Chroniques

par bertrand bolognesi

création de Stanze de Luciano Berio
Christoph Eschenbach dirige l’Orchestre de Paris

Théâtre Mogador, Paris
- 22 janvier 2004
le compositeur italien Luciano Berio
© dr

Luciano Berio nous quitta en mai dernier. L’Orchestre de Paris lui consacre une soirée d’hommage qu’il articule autour de la création de sa commande au compositeur, création déjà programmée l’an passée puis reportée : Stanze, pour baryton, trois chœurs masculins et orchestre. Les amis de toujours, les compagnons d’aventures artistiques, les collaborateurs, tous sont là pour un salut ému à cette grande personnalité de la musique.

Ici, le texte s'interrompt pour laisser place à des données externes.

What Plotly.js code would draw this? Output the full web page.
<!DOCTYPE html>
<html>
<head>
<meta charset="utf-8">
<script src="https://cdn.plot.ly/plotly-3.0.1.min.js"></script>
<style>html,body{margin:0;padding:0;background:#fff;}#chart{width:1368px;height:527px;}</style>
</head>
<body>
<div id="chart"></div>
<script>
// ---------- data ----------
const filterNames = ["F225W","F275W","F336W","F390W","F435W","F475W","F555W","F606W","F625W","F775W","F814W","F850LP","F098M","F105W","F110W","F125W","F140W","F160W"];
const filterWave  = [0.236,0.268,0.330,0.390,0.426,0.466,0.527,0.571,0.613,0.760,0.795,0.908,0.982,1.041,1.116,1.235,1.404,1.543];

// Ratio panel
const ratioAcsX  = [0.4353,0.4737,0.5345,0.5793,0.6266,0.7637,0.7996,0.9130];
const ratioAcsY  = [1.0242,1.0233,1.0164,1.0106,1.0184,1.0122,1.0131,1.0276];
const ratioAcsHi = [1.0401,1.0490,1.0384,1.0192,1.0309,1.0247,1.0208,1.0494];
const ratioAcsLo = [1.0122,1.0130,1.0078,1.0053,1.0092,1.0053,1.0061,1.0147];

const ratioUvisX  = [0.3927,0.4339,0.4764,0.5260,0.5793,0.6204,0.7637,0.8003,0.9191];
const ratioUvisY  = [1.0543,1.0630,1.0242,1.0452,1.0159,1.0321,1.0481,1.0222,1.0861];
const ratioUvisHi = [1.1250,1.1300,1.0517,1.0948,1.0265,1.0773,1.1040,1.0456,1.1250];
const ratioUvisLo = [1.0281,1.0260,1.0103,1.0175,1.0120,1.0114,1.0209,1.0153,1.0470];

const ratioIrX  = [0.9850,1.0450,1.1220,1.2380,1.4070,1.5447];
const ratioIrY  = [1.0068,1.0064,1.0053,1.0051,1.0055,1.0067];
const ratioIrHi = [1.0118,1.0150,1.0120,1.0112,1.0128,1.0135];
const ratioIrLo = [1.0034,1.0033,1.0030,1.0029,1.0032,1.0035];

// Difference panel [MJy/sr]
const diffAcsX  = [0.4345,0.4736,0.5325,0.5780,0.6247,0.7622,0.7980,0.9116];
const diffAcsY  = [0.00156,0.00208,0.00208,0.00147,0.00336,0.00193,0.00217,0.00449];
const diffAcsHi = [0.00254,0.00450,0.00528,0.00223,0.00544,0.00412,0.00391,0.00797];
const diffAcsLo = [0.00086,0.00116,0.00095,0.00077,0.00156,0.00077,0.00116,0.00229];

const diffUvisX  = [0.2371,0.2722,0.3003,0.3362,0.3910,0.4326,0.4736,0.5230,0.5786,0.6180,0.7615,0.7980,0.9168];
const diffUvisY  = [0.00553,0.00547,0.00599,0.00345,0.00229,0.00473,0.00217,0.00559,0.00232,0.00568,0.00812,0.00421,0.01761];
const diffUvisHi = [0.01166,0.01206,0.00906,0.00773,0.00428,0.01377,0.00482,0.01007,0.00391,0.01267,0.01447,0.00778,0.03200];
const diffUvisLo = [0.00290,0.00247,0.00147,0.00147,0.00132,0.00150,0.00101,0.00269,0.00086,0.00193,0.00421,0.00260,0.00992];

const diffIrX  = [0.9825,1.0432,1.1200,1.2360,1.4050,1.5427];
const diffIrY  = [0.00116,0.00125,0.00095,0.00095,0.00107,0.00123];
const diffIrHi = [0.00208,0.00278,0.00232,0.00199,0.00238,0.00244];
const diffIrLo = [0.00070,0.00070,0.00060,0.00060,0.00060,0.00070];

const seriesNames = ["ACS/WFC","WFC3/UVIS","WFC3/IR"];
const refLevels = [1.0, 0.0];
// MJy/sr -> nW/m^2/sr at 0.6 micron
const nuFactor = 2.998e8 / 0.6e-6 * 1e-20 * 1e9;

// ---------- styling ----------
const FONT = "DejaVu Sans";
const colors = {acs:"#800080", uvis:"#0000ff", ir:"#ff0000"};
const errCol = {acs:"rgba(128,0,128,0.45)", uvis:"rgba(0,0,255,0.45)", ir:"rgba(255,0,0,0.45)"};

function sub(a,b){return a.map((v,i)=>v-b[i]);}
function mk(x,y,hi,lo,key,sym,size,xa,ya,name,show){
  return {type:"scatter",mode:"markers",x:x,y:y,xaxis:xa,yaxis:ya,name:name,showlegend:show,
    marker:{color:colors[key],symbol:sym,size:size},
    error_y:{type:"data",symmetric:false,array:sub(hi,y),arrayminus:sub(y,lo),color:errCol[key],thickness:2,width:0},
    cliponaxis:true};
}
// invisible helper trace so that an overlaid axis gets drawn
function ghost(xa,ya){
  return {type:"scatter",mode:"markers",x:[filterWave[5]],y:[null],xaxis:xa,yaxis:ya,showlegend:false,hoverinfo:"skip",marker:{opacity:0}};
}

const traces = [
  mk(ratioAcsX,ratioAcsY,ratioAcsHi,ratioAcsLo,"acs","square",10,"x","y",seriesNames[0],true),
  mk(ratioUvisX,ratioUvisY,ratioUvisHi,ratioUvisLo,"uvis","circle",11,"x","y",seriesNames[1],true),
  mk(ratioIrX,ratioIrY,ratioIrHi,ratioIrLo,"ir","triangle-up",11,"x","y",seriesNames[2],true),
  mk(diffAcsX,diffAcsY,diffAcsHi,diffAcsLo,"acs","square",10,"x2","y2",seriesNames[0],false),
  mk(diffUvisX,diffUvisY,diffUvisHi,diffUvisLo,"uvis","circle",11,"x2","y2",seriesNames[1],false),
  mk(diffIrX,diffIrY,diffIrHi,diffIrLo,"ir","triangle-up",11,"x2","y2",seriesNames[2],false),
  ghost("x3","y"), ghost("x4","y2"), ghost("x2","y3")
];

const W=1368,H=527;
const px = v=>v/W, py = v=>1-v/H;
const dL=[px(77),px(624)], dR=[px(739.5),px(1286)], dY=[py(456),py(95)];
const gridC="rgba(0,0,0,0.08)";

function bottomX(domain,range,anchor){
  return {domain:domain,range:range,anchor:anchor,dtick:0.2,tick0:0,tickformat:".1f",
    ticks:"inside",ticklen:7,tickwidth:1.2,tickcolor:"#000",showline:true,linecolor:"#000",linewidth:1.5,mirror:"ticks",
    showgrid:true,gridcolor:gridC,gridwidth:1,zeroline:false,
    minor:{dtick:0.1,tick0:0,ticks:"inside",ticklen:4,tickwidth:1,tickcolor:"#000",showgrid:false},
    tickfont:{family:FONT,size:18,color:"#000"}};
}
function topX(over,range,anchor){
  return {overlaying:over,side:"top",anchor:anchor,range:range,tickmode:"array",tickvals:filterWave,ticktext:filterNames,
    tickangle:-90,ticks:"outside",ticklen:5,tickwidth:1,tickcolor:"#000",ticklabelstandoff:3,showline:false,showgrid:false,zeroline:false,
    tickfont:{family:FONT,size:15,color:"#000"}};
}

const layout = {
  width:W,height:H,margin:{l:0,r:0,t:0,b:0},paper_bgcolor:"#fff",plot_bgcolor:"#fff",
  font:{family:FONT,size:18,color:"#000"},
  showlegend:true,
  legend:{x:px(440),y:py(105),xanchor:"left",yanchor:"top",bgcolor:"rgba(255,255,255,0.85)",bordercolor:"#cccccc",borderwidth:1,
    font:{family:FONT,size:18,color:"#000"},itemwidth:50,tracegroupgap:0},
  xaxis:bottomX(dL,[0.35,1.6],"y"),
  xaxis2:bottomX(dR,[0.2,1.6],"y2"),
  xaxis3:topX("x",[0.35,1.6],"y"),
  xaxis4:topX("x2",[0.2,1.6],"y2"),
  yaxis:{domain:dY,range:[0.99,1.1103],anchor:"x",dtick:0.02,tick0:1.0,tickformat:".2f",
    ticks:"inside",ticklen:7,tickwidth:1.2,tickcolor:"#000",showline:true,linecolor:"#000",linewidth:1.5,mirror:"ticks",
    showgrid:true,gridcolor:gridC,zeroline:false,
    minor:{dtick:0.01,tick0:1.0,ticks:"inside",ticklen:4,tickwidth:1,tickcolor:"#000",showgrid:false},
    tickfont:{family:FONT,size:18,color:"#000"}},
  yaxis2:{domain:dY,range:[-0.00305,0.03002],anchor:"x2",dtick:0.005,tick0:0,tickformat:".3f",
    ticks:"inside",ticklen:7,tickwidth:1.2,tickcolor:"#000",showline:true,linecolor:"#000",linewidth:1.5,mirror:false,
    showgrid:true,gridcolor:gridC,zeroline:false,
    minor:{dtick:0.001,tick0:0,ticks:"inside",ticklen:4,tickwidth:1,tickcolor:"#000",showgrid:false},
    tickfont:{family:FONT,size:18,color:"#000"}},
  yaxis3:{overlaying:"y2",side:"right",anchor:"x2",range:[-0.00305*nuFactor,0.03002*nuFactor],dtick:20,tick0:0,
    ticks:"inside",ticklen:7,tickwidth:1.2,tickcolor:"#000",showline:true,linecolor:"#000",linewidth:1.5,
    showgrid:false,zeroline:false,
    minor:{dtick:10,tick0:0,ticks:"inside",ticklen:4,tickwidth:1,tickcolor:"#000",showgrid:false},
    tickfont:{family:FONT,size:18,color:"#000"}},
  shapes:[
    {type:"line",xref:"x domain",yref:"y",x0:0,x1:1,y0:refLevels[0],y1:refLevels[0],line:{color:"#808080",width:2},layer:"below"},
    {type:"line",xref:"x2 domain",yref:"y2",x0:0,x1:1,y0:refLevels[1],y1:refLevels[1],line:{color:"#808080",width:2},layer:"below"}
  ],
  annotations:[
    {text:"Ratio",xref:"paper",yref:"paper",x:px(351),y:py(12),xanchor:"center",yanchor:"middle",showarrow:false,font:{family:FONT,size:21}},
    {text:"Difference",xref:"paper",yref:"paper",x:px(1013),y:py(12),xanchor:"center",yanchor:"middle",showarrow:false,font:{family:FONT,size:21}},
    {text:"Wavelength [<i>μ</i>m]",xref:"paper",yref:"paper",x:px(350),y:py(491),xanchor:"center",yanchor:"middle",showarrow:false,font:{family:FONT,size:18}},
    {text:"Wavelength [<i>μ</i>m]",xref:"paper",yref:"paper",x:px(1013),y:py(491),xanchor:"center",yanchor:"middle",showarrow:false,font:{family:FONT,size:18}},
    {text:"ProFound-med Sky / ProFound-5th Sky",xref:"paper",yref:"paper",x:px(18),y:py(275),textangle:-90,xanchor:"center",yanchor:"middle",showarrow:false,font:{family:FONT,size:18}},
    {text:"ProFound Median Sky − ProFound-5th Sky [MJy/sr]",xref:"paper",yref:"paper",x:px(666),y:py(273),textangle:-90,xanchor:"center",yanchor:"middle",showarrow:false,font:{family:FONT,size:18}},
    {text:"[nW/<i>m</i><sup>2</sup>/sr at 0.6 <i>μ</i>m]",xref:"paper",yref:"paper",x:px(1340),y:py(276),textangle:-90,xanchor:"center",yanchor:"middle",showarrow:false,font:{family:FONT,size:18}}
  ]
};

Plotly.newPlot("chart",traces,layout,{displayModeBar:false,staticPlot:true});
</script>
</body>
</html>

En guise d’ouverture, nous entendons Ciaccona de Marc-André Dalbavie, créée à Hambourg il y a presque un an, et donnée ce soir en première audition française. Se référant autant à Bach qu’à Bartók, Murail, Grisey, mais aussi au Messiaen des dernières années avec assez d’évidence, cette pièce, dédiée à Kaija Saariaho, piège une note obstinée en un long crescendo, immédiatement suivi d’attaques répétées, comme interrompues, d’une mélodie fragmentaire s’essayant autour d’elle, et comme ne parvenant jamais à naître. Une sorte de superposition de blocs s’opère assez lentement à travers un caractère volontiers répétitif, commun à ses œuvres les plus récentes. La facture en est fine, conjuguant merveilleusement les timbres, explorant des alliages timbriques subtils, où l’on retrouve la signature de Diadèmes.

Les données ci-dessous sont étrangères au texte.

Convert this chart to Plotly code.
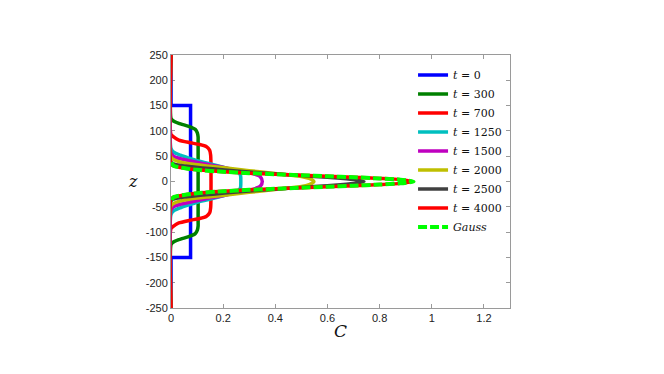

En résidence à l’Orchestre de Paris depuis 2000, Dalbavie poursuit les essais tentés encore maladroitement dans Concertate il suono, marquant une recherche nouvelle dans le domaine de la densité de l’écriture orchestrale, plus heureusement réalisés dans Color quelques mois plus tard et, enfin, dans cette Ciaccona. Autant de matière accumulée, de savoir-faire acquis ces derniers temps, qui donneront naissance à l’œuvre qui saura renouer avec l’enthousiasme de Seuils – on le souhaite. Christoph Eschenbach conduit une lecture précise autant que soignée, colorant à peine d’exquises demi-teintes.

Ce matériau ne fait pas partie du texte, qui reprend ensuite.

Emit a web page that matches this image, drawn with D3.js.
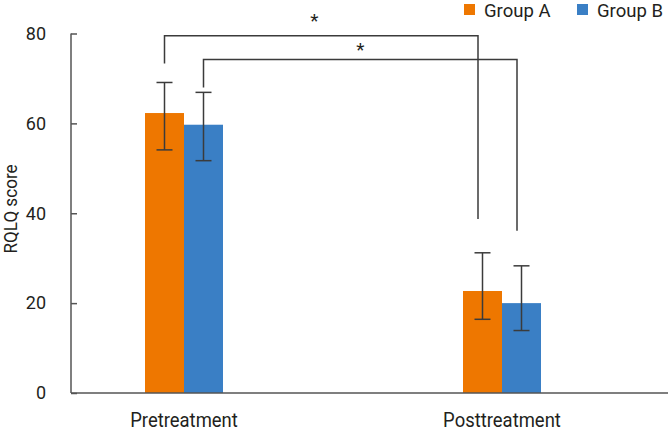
<!DOCTYPE html>
<html>
<head>
<meta charset="utf-8">
<script src="https://cdn.jsdelivr.net/npm/d3@7"></script>
<style>
  html, body { margin: 0; padding: 0; background: #fff; }
  text { font-family: Roboto, "Noto Sans", sans-serif; fill: #231f20; }
</style>
</head>
<body>
<svg id="chart" width="672" height="432"></svg>
<script>
// ---- data ----
const categories = ["Pretreatment", "Posttreatment"];
const groups = ["Group A", "Group B"];
const groupAValues = [62.3, 22.7];
const groupBValues = [59.7, 20.0];
const groupALower = [54.1, 16.4];
const groupAUpper = [69.1, 31.2];
const groupBLower = [51.7, 13.9];
const groupBUpper = [66.9, 28.3];
const yTicks = [0, 20, 40, 60, 80];
const yLabel = "RQLQ score";
// significance brackets
const bracketGroup = [0, 1];
const bracketLeftEnd = [73.3, 68.0];
const bracketTop = [79.5, 74.2];
const bracketRightEnd = [38.7, 36.1];
const bracketLabel = ["*", "*"];

const colors = ["#ee7700", "#3a7fc5"];

const svg = d3.select("#chart");
const axisX0 = 71, axisX1 = 668;

const y = d3.scaleLinear().domain([0, 80]).range([393, 33.5]);
const x = d3.scalePoint().domain(categories).range([184, 502]);
const xg = d3.scaleBand().domain(groups).range([-39, 39]).padding(0);

const series = [
  { name: groups[0], values: groupAValues, lo: groupALower, hi: groupAUpper },
  { name: groups[1], values: groupBValues, lo: groupBLower, hi: groupBUpper }
];

// bars
series.forEach((s, si) => {
  svg.append("g").selectAll("rect")
    .data(categories)
    .join("rect")
    .attr("x", (c) => x(c) + xg(s.name))
    .attr("y", (c, i) => y(s.values[i]))
    .attr("width", xg.bandwidth())
    .attr("height", (c, i) => y(0) - y(s.values[i]))
    .attr("fill", colors[si]);
});

// error bars
const lineColor = "#3b3b3b";
series.forEach((s) => {
  const g = svg.append("g").attr("stroke", lineColor).attr("stroke-width", 1.5);
  categories.forEach((c, i) => {
    const cx = x(c) + xg(s.name) + xg.bandwidth() / 2;
    g.append("line").attr("x1", cx).attr("x2", cx).attr("y1", y(s.lo[i])).attr("y2", y(s.hi[i]));
    g.append("line").attr("x1", cx - 8).attr("x2", cx + 8).attr("y1", y(s.hi[i])).attr("y2", y(s.hi[i]));
    g.append("line").attr("x1", cx - 8).attr("x2", cx + 8).attr("y1", y(s.lo[i])).attr("y2", y(s.lo[i]));
  });
});

// brackets
bracketGroup.forEach((gi, k) => {
  const gname = groups[gi];
  const lx = x(categories[0]) + xg(gname) + xg.bandwidth() / 2;
  const rx = x(categories[1]) + xg(gname) + xg.bandwidth() / 2 - 4.5;
  svg.append("path")
    .attr("d", `M${lx},${y(bracketLeftEnd[k])}V${y(bracketTop[k])}H${rx}V${y(bracketRightEnd[k])}`)
    .attr("fill", "none")
    .attr("stroke", lineColor)
    .attr("stroke-width", 1.5);
  svg.append("text")
    .attr("x", k === 0 ? (lx + rx) / 2 - 7 : (lx + rx) / 2)
    .attr("y", y(bracketTop[k]) - (k === 0 ? 9 : 4))
    .attr("text-anchor", "middle")
    .attr("font-size", 19)
    .text(bracketLabel[k]);
});

// y axis
const yAxis = d3.axisLeft(y).tickValues(yTicks).tickSize(-6).tickPadding(25);
const yg = svg.append("g").attr("transform", `translate(${axisX0},0)`).call(yAxis);
yg.select(".domain").remove();
yg.selectAll(".tick line").attr("stroke", "#555").attr("stroke-width", 1.5);
yg.selectAll(".tick text").attr("font-size", 18).attr("fill", "#231f20")
  .style("font-family", "Roboto, sans-serif");
svg.append("line").attr("x1", axisX0).attr("x2", axisX0).attr("y1", y(80)).attr("y2", y(0))
  .attr("stroke", "#555").attr("stroke-width", 1.5);

// x axis line
svg.append("line").attr("x1", axisX0).attr("x2", axisX1).attr("y1", y(0)).attr("y2", y(0))
  .attr("stroke", "#555").attr("stroke-width", 1.5);

// category labels (slightly condensed)
svg.append("g").selectAll("text")
  .data(categories)
  .join("text")
  .attr("transform", (c) => `translate(${x(c)},427) scale(0.9,1)`)
  .attr("text-anchor", "middle")
  .attr("font-size", 20.5)
  .text((c) => c);

// y label
svg.append("text")
  .attr("transform", `translate(17,209) rotate(-90) scale(0.95,1)`)
  .attr("text-anchor", "middle")
  .attr("font-size", 18)
  .text(yLabel);

// legend
const legendX = [464, 577];
const legend = svg.append("g");
groups.forEach((gname, i) => {
  legend.append("rect").attr("x", legendX[i]).attr("y", 4).attr("width", 11).attr("height", 11).attr("fill", colors[i]);
  legend.append("text").attr("x", legendX[i] + 20).attr("y", 17).attr("font-size", 18.5).text(gname);
});
</script>
</body>
</html>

Dernière œuvre achevée de Luciano Berio, Stanze est une cantate convoquant des moyens assez grandioses : les nombreux vents sont égayés en trois groupes dans la masse orchestrale, ainsi que trois sections de chœur, alors qu’un baryton chante et dit des poèmes empruntés à Dan Pagis, Edoardo Sanguineti, Alfred Brendel, Giorgio Caproni et Paul Celan. Le dispositif se répartit différemment que de coutume : la place des cordes, par exemple, est inversée, etc. En italien, les stanze sont les chambres d’une maison. Aussi, l’ami Renzo Piano, à qui l’œuvre est dédiée, vient-il saluer la mémoire du compositeur avant la création : « Luciano était l’architecte dont j’étais jaloux : il a construit sa musique comme une ville fantastique, comme un palais aux ailes multiples... ». Il est ému, comme chacun dans la salle, comme Mme Talia Pecker Berio se levant de la corbeille pour remercier l’accueil chaleureux que le public parisien réserve à Stanze.

Le métier de Berio sert ici une pensée inquiète de sonorités extrêmement travaillées. Dietrich Henschel mène chaque phrase avec un art certain, offrant un timbre attachant et expressif, avec des graves particulièrement nourris. Le haut-médium demeure toutefois confidentiel. Les interventions chorales – sprechgesang, invectives diverses à la manière de Passagio, par exemple, mais aussi lentes mélopées superposées – ne bénéficient pas d’une réalisation satisfaisante. La succession de climats nettement distincts s’enchaîne dans l’urgence jusqu’à un final d’une gravité troublante.

En seconde partie, Christoph Eschenbach joue Das klagende Lied de Gustav Mahler. Ballade ou cantate, cette imposante fresque inspirée d’un conte de Bechstein fut composée par un étudiant de dix-neuf ans. Rejetée par le jury du conservatoire, elle fera l’objet de plusieurs révisions avant que Mahler lui-même en dirige la création en février 1901, à Vienne. C’est cette version en deux parties qu’on donne ce soir, sachant qu’il existe un troisième mouvement, Waldmärchen, créé isolément par l’Orchestre de la Radio de Brno en 1934, puis en ouverture des deux autres en 1970. Poursuivant le cycle Mahler (qui offrit une somptueuse Troisième il y a peu), l’interprétation ne dédaigne pas le recours à une certaine théâtralité. Dès le début de la première partie, le danger se fait sentir, entretenu par un suspense rondement mené. La sonorité se révèle savamment construite. Parmi les solistes, Susan Anthony reste en-deçà de ses possibilités, avec de gros soucis d’intervalles et des portamenti mal venus, tandis que Dagmar Pecková colore magistralement chaque mot. C’est indéniablement le ténor Paul Groves qui ravit la salle par un timbre d’une saine clarté, une projection parfaite au service d’une diction splendide, des legati élégants et une vaillance fort appréciable. En revanche, les hommes du Chœur de l’Orchestre de Paris entraînent souvent la formation vers des abysses désolants.